Second, when we superimpose an imagined reality of persistent and pervasive persecution on top of the teaching of the New Testament, we limit the helpfulness of certain Bible passages for ourselves. Take for example the text I referenced above from Romans 8. Paul said,

“Who shall separate us from the love of Christ? Shall tribulation, or distress, or persecution, or famine, or nakedness, or peril, or sword? As it is written: ‘For your sake we are killed all day long; We are counted as sheep for the slaughter.’ Yet in all these things we are more than conquerors through Him who loved us.” (Romans 8:35-37).

If we see nothing but physical persecution in these verses, then we will find in them no source of hope when we face other kinds of afflictions. However, if we look at a word like, say, “tribulation,” and see instead its more generic meaning of a situation involving a great deal of pressure, we find immediate applicability to ourselves and, importantly, the ability to share in the text’s hope of becoming “more than conquerors” over such situations.

The third reason brings us back to where we began: counting the cost. There is no greater price that one can pay for the cause of Christ than giving one’s life. Even Jesus said,

“Greater love has no one than this, than to lay down one’s life for his friends” (John 15:13).

However, moments in our world where people are called to pay this price are few and far between. This presents a great temptation for us when we read an entirely different world back into the Bible.

As I said before, Satan is very active in the marketplace of ideas. He knows we place an incredibly high price on the idea of a person sacrificing his life. He also knows that most of us have never seen anyone put to death for Christ and that we don’t truly believe that to be a likely outcome in our situation (though many of us often say otherwise). If he can convince us that multitudes of people before us have paid that price, he can also cause us to devalue the more realistic and regular prices we must pay as we take up our crosses daily (Luke 9:23). Further, when we fail to make a sacrifice that he has convinced us is worth only a trifle, he can further tempt us to wallow in guilt and shame, which will only lead to further failures.
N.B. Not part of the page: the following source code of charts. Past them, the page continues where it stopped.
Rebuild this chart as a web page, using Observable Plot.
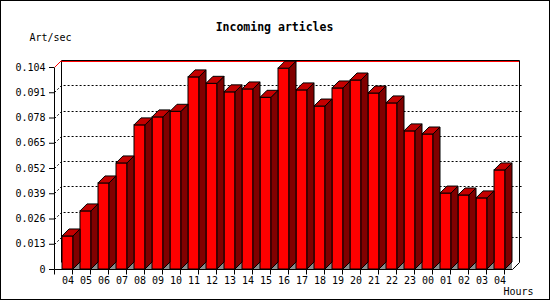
<!DOCTYPE html>
<html>
<head>
<meta charset="utf-8">
<script src="https://cdn.jsdelivr.net/npm/d3@7"></script>
<script src="https://cdn.jsdelivr.net/npm/@observablehq/plot@0.6"></script>
<style>
  html, body { margin: 0; padding: 0; background: white; }
  #chart svg { display: block; outline: 1px solid black; outline-offset: -1px; }
</style>
</head>
<body>
<div id="chart"></div>
<script>
const title = "Incoming articles";
const yLabel = "Art/sec";
const xLabel = "Hours";
const hours = ["04","05","06","07","08","09","10","11","12","13","14","15","16","17","18","19","20","21","22","23","00","01","02","03","04"];
const rates = [0.0170,0.0299,0.0443,0.0546,0.0742,0.0783,0.0812,0.0989,0.0956,0.0912,0.0927,0.0884,0.1034,0.0922,0.0839,0.0932,0.0973,0.0906,0.0855,0.0711,0.0695,0.0391,0.0381,0.0366,0.0510];
const yTicks = [0,0.013,0.026,0.039,0.052,0.065,0.078,0.091,0.104];
const yMax = 0.104;

const data = hours.map((h, i) => ({i, hour: h, rate: rates[i]}));
const D = 7; // depth of the 3D effect in pixels

const FRONT = "#ff0000", SIDE = "#800000", TOP = "#c40000", FLOOR = "#8c8c8c";

function frameMark(index, scales) {
  const x = scales.x, y = scales.y;
  const [x0, x1] = x.range();
  const y0 = y(0), yt = y(yMax);
  const g = d3.create("svg:g").attr("fill", "none");
  for (const v of yTicks) {
    if (v === 0 || v === yMax) continue;
    const yy = Math.round(y(v)) + 0.5;
    g.append("path")
      .attr("d", `M${x0 + 0.5},${yy}L${x0 + D + 0.5},${yy - D}L${x1 + D + 3},${yy - D}`)
      .attr("stroke", "black").attr("stroke-dasharray", "2,2");
  }
  const yT = Math.round(yt) + 0.5, yB = Math.round(y0) + 0.5;
  g.append("path").attr("d", `M${x0 + D + 0.5},${yT - D}L${x0 + D + 0.5},${yB - D}`).attr("stroke", "black");
  g.append("path").attr("d", `M${x1 + D + 0.5},${yT - D}L${x1 + D + 0.5},${yB - D}`).attr("stroke", "black");
  g.append("path").attr("d", `M${x0 + D + 0.5},${yT - D}L${x1 + D + 0.5},${yT - D}`).attr("stroke", "black");
  g.append("path").attr("d", `M${x0 + D + 0.5},${yT - D + 1}L${x1 + D},${yT - D + 1}`).attr("stroke", "red");
  g.append("path").attr("d", `M${x0 + 0.5},${yT}L${x0 + D + 0.5},${yT - D}`).attr("stroke", "red");
  g.append("path").attr("d", `M${x0 + 0.5},${yB}L${x1 + 0.5},${yB}L${x1 + D + 0.5},${yB - D}`).attr("stroke", "black");
  g.append("path").attr("d", `M${x0 + 0.5},${yB}L${x0 + 0.5},${yT}`).attr("stroke", "black");
  const step = x.step();
  for (let k = 0; k <= hours.length; k++) {
    const xx = Math.round(x0 + k * step) + 0.5;
    g.append("path").attr("d", `M${xx},${yB}L${xx},${yB + 5}`).attr("stroke", "black");
  }
  return g.node();
}

function floorMark(index, scales) {
  const x = scales.x, y = scales.y;
  const bw = x.bandwidth();
  const y0 = y(0);
  const g = d3.create("svg:g");
  for (const d of data) {
    const R = x(d.i) + bw;
    g.append("path").attr("d", `M${R},${y0}L${R + D},${y0 - D}L${R + D},${y0}Z`).attr("fill", FLOOR);
  }
  return g.node();
}

function depthMark(index, scales) {
  const x = scales.x, y = scales.y;
  const bw = x.bandwidth();
  const y0 = y(0);
  const g = d3.create("svg:g").attr("stroke", "black").attr("stroke-linejoin", "miter");
  for (const d of data) {
    const L = x(d.i), R = L + bw, yt = y(d.rate);
    g.append("path")
      .attr("d", `M${R},${yt}L${R + D},${yt - D}L${R + D},${y0 - D}L${R},${y0}Z`)
      .attr("fill", SIDE);
    g.append("path")
      .attr("d", `M${L},${yt}L${L + D},${yt - D}L${R + D},${yt - D}L${R},${yt}Z`)
      .attr("fill", TOP);
  }
  return g.node();
}

const chart = Plot.plot({
  width: 550,
  height: 300,
  marginLeft: 54,
  marginRight: 38,
  marginTop: 67,
  marginBottom: 31,
  style: {fontFamily: "'DejaVu Sans Mono', monospace", fontSize: "10px", background: "white", color: "black"},
  x: {
    type: "band",
    domain: d3.range(hours.length),
    paddingInner: 0.4,
    paddingOuter: 0.15,
    tickFormat: i => hours[i],
    tickSize: 0,
    tickPadding: 7,
    label: null
  },
  y: {
    domain: [0, yMax],
    ticks: yTicks,
    tickFormat: v => v === 0 ? "0" : v.toFixed(3),
    tickSize: 5,
    tickPadding: 4,
    label: null
  },
  marks: [
    frameMark,
    floorMark,
    Plot.barY(data, {x: "i", y: "rate", fill: FRONT, stroke: "black", strokeWidth: 1}),
    depthMark,
    Plot.text([title], {frameAnchor: "top", dx: -9, dy: -40, lineAnchor: "middle", text: d => d, fontWeight: "bold", fontSize: 11.5, fill: "black"}),
    Plot.text([yLabel], {frameAnchor: "top-left", dx: -25, dy: -30, lineAnchor: "middle", text: d => d, textAnchor: "start", fill: "black"}),
    Plot.text([xLabel], {frameAnchor: "bottom-right", dx: 21, dy: 22, lineAnchor: "middle", text: d => d, textAnchor: "end", fill: "black"})
  ]
});

document.getElementById("chart").appendChild(chart);
</script>
</body>
</html>
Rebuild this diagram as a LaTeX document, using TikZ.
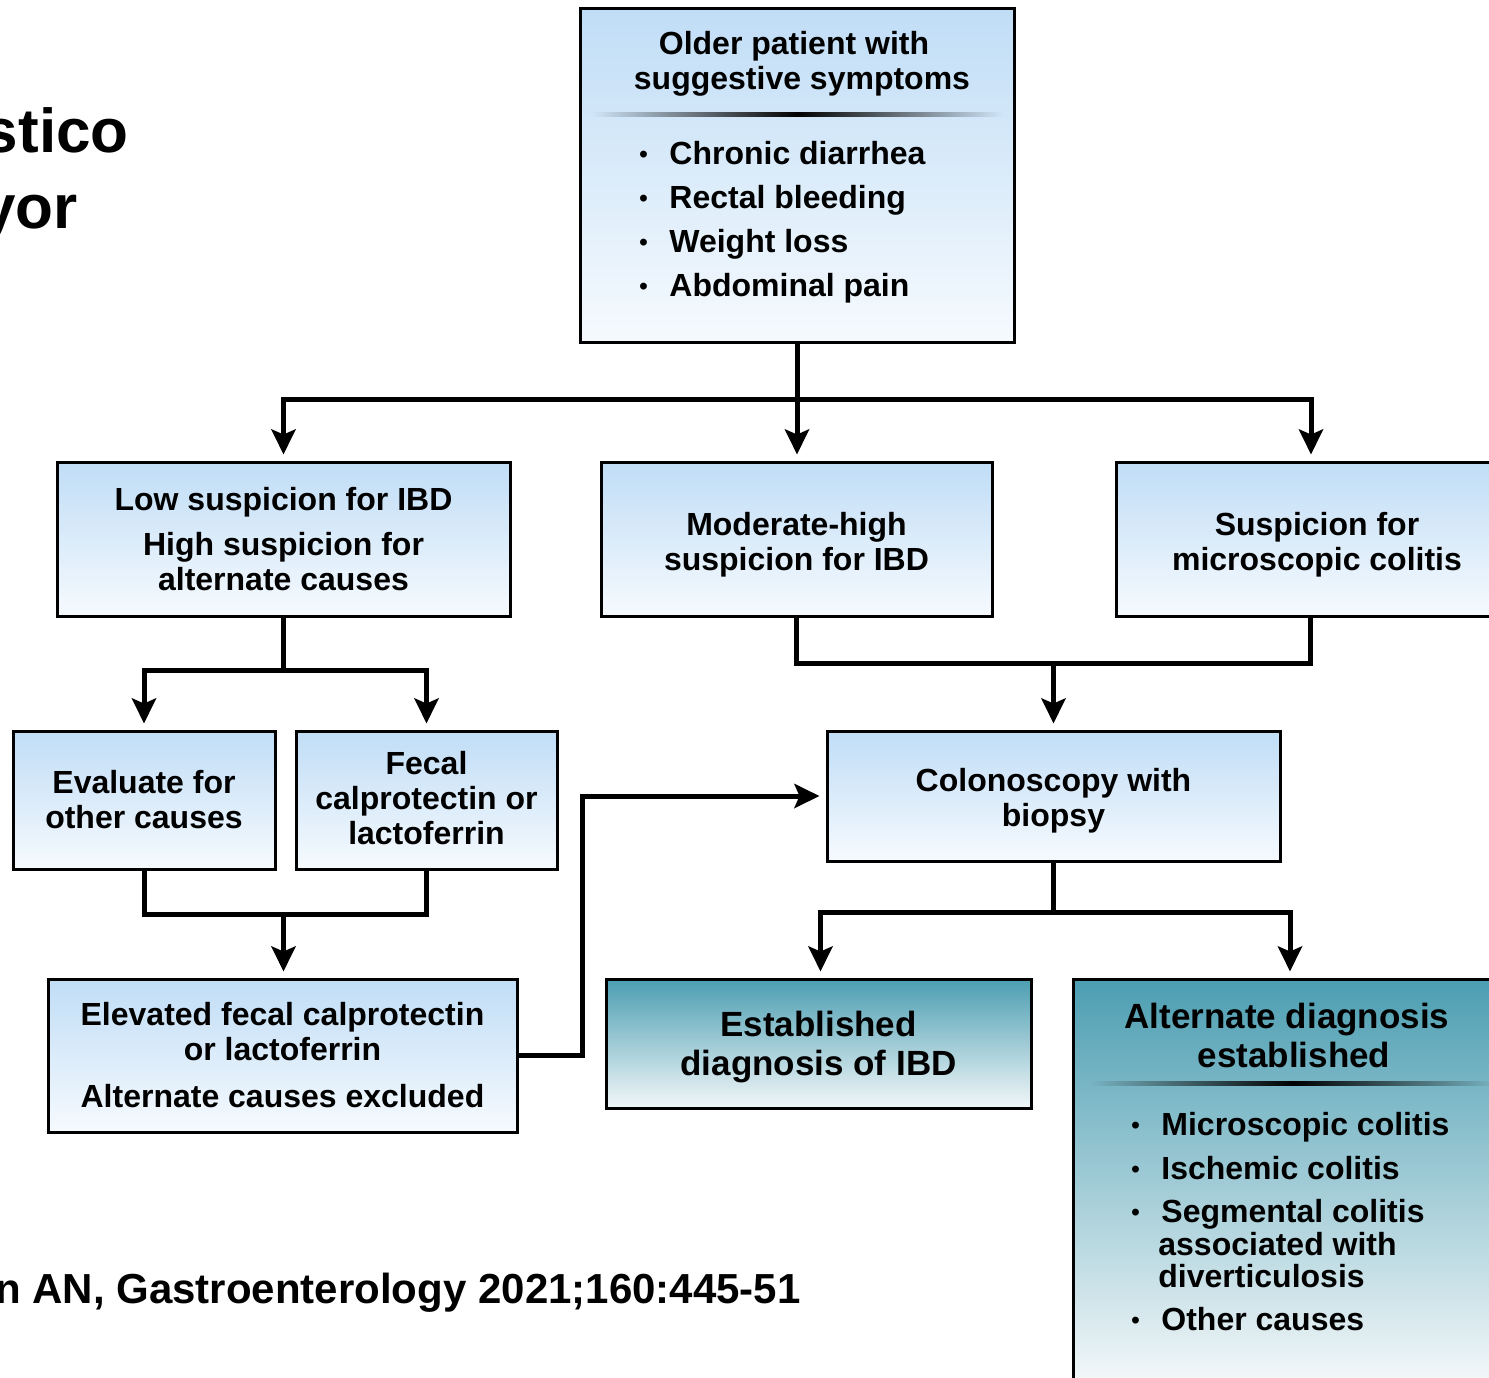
\documentclass[tikz,border=0pt]{standalone}
\usepackage{fontspec}
\setmainfont{Liberation Sans}
\usetikzlibrary{arrows.meta}
\definecolor{bluetop}{RGB}{192,221,246}
\definecolor{bluebot}{RGB}{246,250,254}
\definecolor{tealtop}{RGB}{76,158,178}
\definecolor{tealbot}{RGB}{242,247,249}
\colorlet{sepblue}{bluetop!70!bluebot}
\colorlet{septeal}{tealtop!72!tealbot}
\newcommand\bulglyph{\raisebox{1pt}{\fontsize{12}{12}\selectfont •}}
\newcommand\bul{\makebox[15pt][l]{\bulglyph}}
\newcommand\upstrut[1]{\rule{0pt}{#1}}
\newcommand\dnstrut[1]{\rule[-#1]{0pt}{0pt}}
\begin{document}
\begin{tikzpicture}[x=0.5pt,y=-0.5pt,
 box/.style={draw=black,line width=1.5pt,top color=bluetop,bottom color=bluebot,inner sep=0pt,align=center,font=\fontsize{16}{17.5}\selectfont\bfseries},
 tealbox/.style={box,top color=tealtop,bottom color=tealbot,font=\fontsize{17.5}{19.5}\selectfont\bfseries},
 conn/.style={line width=2.5pt},
 arr/.style={conn,-{Stealth[length=12.5pt,width=12pt,inset=2.5pt]},shorten >=3pt},
 txt/.style={inner sep=0pt,anchor=base west,font=\fontsize{16}{17.5}\selectfont\bfseries},
 ctxt/.style={inner sep=0pt,anchor=base,font=\fontsize{16}{17.5}\selectfont\bfseries},
 ttxt/.style={ctxt,font=\fontsize{17.5}{19.5}\selectfont\bfseries},
 big/.style={inner sep=0pt,anchor=base east,font=\fontsize{31}{31}\selectfont\bfseries}
]
\useasboundingbox (0,0) rectangle (1489,1377);
\clip (0,0) rectangle (1489,1377);

% title fragments and citation
\node[big] (ttl1) at (129,152) {stico};
\node[big] (ttl2) at (78,228) {yor};
\node[inner sep=0pt,anchor=base east,font=\fontsize{21}{21}\selectfont\bfseries] (cite) at (801,1303) {n AN, Gastroenterology 2021;160:445-51};

% boxes
\node[box,minimum width=217pt,minimum height=167pt] (top) at (797,175) {};
\node[box,minimum width=226.5pt,minimum height=77pt] (low) at (283.5,539) {Low suspicion for IBD\\[5pt]High suspicion for\\alternate causes};
\node[box,minimum width=195.5pt,minimum height=77pt] (mod) at (796.5,539) {\upstrut{17pt}Moderate-high\\suspicion for IBD};
\node[box,minimum width=201pt,minimum height=77pt] (micro) at (1317,539) {\upstrut{17pt}Suspicion for\\microscopic colitis};
\node[box,minimum width=131pt,minimum height=69pt] (eval) at (144,800) {Evaluate for\\other causes};
\node[box,minimum width=130.5pt,minimum height=69pt] (fecal) at (426.5,800) {Fecal\\calprotectin or\\lactoferrin\dnstrut{2pt}};
\node[box,minimum width=226.5pt,minimum height=65pt] (colon) at (1053.5,796) {\upstrut{16.5pt}Colonoscopy with\\biopsy};
\node[box,minimum width=234.5pt,minimum height=76.5pt] (elev) at (282.5,1055.5) {Elevated fecal calprotectin\\or lactoferrin\\[6pt]Alternate causes excluded};
\node[tealbox,minimum width=212.5pt,minimum height=64.5pt] (estab) at (818.5,1043.5) {\upstrut{16pt}Established\\diagnosis of IBD};
\node[tealbox,minimum width=214pt,minimum height=200.5pt] (alt) at (1287,1179.5) {};

% top box content
\node[ctxt] (tt1) at (794,54.5) {Older patient with};
\node[ctxt] (tt2) at (802,89) {suggestive symptoms};
\shade[left color=sepblue,right color=sepblue,middle color=black] (592,112) rectangle (1003,116);
\node[txt] (b1) at (639,164) {\bul Chronic diarrhea};
\node[txt] (b2) at (639,208) {\bul Rectal bleeding};
\node[txt] (b3) at (639,252) {\bul Weight loss};
\node[txt] (b4) at (639,296) {\bul Abdominal pain};

% alternate box content
\node[ttxt] (at1) at (1287,1028) {Alternate diagnosis};
\node[ttxt] (at2) at (1294,1067) {established};
\shade[left color=septeal,right color=septeal,middle color=black] (1087,1081) rectangle (1500,1085);
\node[txt] (a1) at (1131,1135) {\bul Microscopic colitis};
\node[txt] (a2) at (1131,1179) {\bul Ischemic colitis};
\node[txt] (a3) at (1131,1222) {\bul Segmental colitis};
\node[txt] (a3b) at (1158,1255) {associated with};
\node[txt] (a3c) at (1158,1287) {diverticulosis};
\node[txt] (a4) at (1131,1330) {\bul Other causes};

% connectors
\coordinate (j1) at (797,399);
\draw[arr] (top.south) -- (top.south |- mod.north);
\draw[arr] (j1) -| (low.north);
\draw[arr] (j1) -| ([xshift=-3pt]micro.north);

\coordinate (j2) at (283.5,670);
\draw[conn] (low.south) -- (j2);
\draw[arr] (j2) -| (eval.north);
\draw[arr] (j2) -| (fecal.north);

\coordinate (j3) at (283.5,914);
\draw[conn] (eval.south) |- (j3) -| (fecal.south);
\draw[arr] (j3) -- (j3 |- elev.north);

\coordinate (j4) at (1053.5,663);
\draw[conn] (mod.south) |- (j4) -| ([xshift=-3.5pt]micro.south);
\draw[arr] (j4) -- (colon.north);

\coordinate (k1) at (582,1000);
\draw[arr] (elev.east) -| (k1) |- (colon.west);

\coordinate (j5) at (1053.5,912);
\draw[conn] (colon.south) -- (j5);
\draw[arr] (j5) -| ([xshift=1pt]estab.north);
\draw[arr] (j5) -| ([xshift=1.5pt]alt.north);
\end{tikzpicture}
\end{document}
Self-sacrifice is the ultimate price one can pay. But lesser sacrifices are still sacrifices. They’re real, and they are significant. Christians in the first century both paid them and failed to pay them. For every Paul or Stephen there was a Demas (2 Timothy 4:10). Those who paid the price set before them became “more than conquerors.” It’s no different for you or for me.

Wrapping It Up

So, the next time you find yourself exalting the entire group we call “early Christians,” realize that their story is not so different to yours. Realize that the Bible that understood their struggles and gave them strength can do the same for you. And, while there were some exceptional people who made some exceptional sacrifices back then, there are some exceptional people in the church today making sacrifices that are exceptional in their own right. We must not deify these individuals because of their sacrifices and trivialize the burden we are called to bear, but hold them up as healthy, realistic examples that can be imitated (1 Corinthians 11:1; Philippians 3:17).